### Task statement
Out of the lines below, please list those that hold the string "matplotlib".

### Supplied data
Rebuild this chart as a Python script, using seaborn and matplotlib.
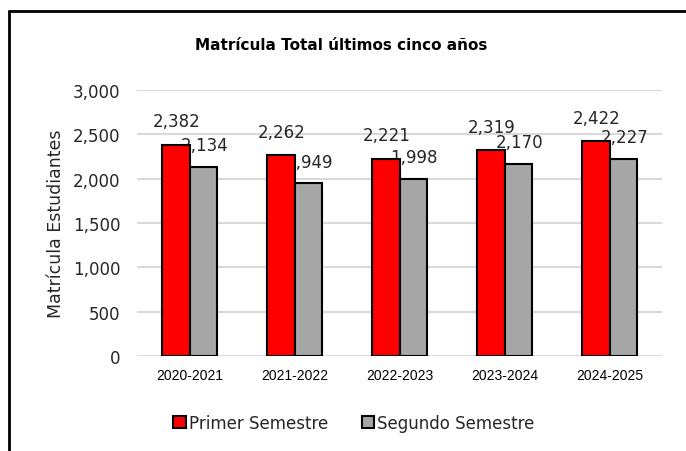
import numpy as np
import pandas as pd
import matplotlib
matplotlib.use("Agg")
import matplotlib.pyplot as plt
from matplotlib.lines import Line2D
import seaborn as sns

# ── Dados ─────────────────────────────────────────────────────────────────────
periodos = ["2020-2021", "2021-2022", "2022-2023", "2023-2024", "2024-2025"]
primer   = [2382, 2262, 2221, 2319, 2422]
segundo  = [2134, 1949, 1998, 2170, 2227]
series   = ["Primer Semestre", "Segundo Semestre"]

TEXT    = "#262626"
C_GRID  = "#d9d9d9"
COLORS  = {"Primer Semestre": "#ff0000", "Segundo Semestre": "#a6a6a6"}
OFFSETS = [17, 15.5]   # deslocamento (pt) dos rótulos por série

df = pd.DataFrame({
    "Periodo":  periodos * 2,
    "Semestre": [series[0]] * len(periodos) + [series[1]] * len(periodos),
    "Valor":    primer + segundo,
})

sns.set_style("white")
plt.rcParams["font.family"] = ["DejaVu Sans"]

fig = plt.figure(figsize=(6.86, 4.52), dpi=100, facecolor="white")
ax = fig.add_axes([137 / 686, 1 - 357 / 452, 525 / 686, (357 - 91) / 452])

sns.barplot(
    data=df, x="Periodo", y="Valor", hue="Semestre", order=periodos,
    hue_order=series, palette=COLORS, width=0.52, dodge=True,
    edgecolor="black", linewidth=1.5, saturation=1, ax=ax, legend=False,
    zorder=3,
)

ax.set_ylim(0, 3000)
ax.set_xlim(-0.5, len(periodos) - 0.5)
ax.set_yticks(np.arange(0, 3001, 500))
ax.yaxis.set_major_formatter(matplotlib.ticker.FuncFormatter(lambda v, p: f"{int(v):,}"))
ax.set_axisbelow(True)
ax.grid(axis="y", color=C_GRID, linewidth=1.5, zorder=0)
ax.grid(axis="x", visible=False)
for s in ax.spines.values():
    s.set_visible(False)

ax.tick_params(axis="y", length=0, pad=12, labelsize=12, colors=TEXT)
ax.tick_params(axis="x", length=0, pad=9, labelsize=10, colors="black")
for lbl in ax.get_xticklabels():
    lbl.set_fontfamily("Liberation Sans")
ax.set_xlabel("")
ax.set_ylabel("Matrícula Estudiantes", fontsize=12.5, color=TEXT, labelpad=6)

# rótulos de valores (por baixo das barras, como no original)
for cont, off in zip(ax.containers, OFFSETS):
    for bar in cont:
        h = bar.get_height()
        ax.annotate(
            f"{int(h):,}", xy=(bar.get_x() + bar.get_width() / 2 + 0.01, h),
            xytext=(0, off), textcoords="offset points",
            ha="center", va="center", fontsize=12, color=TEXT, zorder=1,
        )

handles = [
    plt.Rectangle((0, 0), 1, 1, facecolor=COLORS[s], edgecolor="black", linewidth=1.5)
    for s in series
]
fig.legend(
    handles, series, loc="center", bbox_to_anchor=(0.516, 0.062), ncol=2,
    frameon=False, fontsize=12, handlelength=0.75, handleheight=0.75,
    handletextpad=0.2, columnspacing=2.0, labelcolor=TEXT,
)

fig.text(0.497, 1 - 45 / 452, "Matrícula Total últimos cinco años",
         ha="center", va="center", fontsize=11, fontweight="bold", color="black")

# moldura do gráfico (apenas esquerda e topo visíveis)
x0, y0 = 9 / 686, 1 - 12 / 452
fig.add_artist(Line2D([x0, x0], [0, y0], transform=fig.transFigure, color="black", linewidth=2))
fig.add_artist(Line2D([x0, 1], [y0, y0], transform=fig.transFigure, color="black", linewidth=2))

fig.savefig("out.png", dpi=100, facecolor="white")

### Worked solution
Rebuild this chart as a Python script, using seaborn and matplotlib.
import matplotlib
matplotlib.use("Agg")
import matplotlib.pyplot as plt
from matplotlib.lines import Line2D
ax.yaxis.set_major_formatter(matplotlib.ticker.FuncFormatter(lambda v, p: f"{int(v):,}"))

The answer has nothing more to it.